Design a Budget: 50-30-20, For Future Security


The 50-30-20 budget rule outlines that you should spend up to 50% of your after-tax income on monthly needs and bills that you must pay. You should then save 20% of your after-tax income.

That leaves the remaining 30% of your income, which you can spend on items and activities that you want but don’t necessarily need.

The 50% needs category includes your mortgage, auto and student loan payments; utilities; insurance; health care; internet; and other monthly bills.

Dollars cash money with note written 50-30-20 budget rule, concept of recommend saving rule -  putting 50% toward needs, 30% toward wants 20% toward savings

You should also include the costs of groceries, transportation, and any essential clothing items that you need. And don’t forget to add in the minimum monthly payment you are required to make on your credit card debt.

Basically, everything that you can’t live without falls into the 50% needs category.

The 30% wants category includes anything you regularly spend money on that isn’t a necessity.

Do you eat out often? That’s a want and not a need, so it falls into the 30% slot. The same holds true for the money you spend on entertainment such as concerts, movies, and museum admission. Vacation spending falls into this category, too, as does the money you spend on streaming services or other recurring online subscriptions.

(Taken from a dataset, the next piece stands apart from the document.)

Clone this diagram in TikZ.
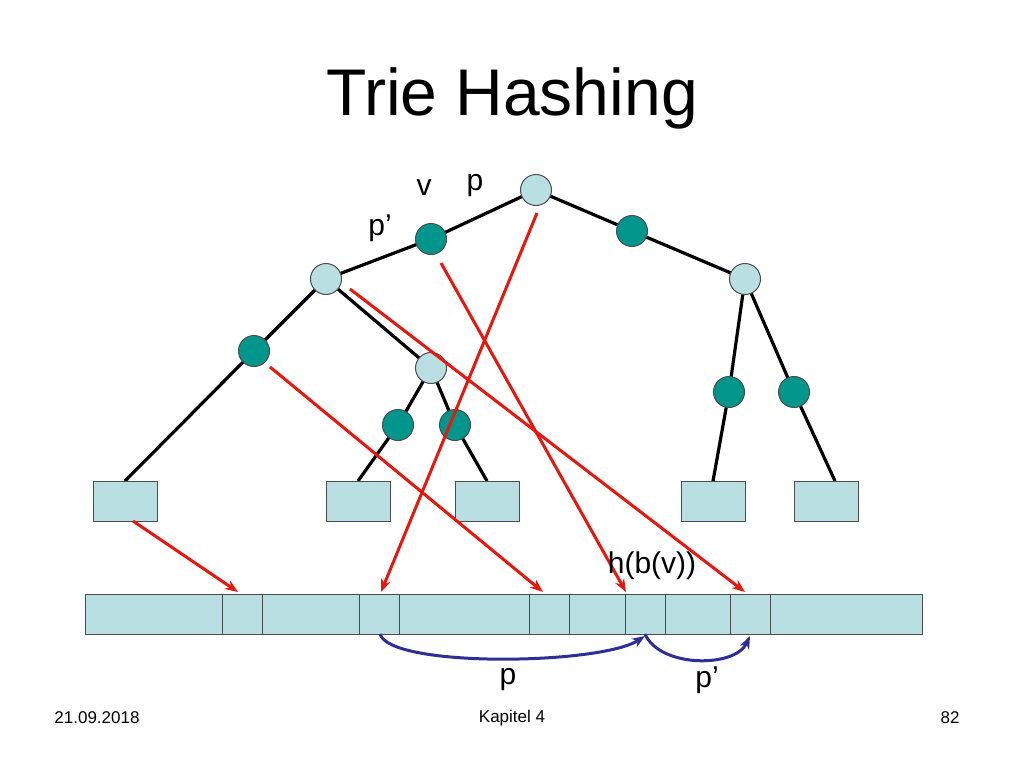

Some expenses can fall into both the “needs” and “wants” categories. Say you want a new pair of expensive athletic shoes. You don’t need them, but you’d really like them. The money you spend on these expensive shoes falls into the 30% wants category. But shoes that you need for walking around the neighborhood or for your job? The money you spend on them would instead fit into the 50% needs category. You need shoes, but you don’t need extravagant ones.

The 50-30-20 rule suggests that you should save 20% of your after-tax income. That’s a good rule of thumb to follow. In fact, the more money you can save, the better off you’ll be financially.

Having larger savings acts as a financial safety net. If you lose your job, significant savings can tide you over until you find new work. If your car requires an expensive repair, you can rely on your savings to pay for it instead of putting this expense on a credit card with high interest rates.

The 50-30-20 rule is a solid financial tool if you want to cover your bills each month, build your savings, and set aside some money for fun each month. If you can follow this rule, you’ll be more financially secure.

And if you’re having trouble meeting the percentages? You might focus on cutting your spending in the 30% wants category. This might include unsubscribing from streaming services, eating out less often, or planning fewer or less-lavish vacations.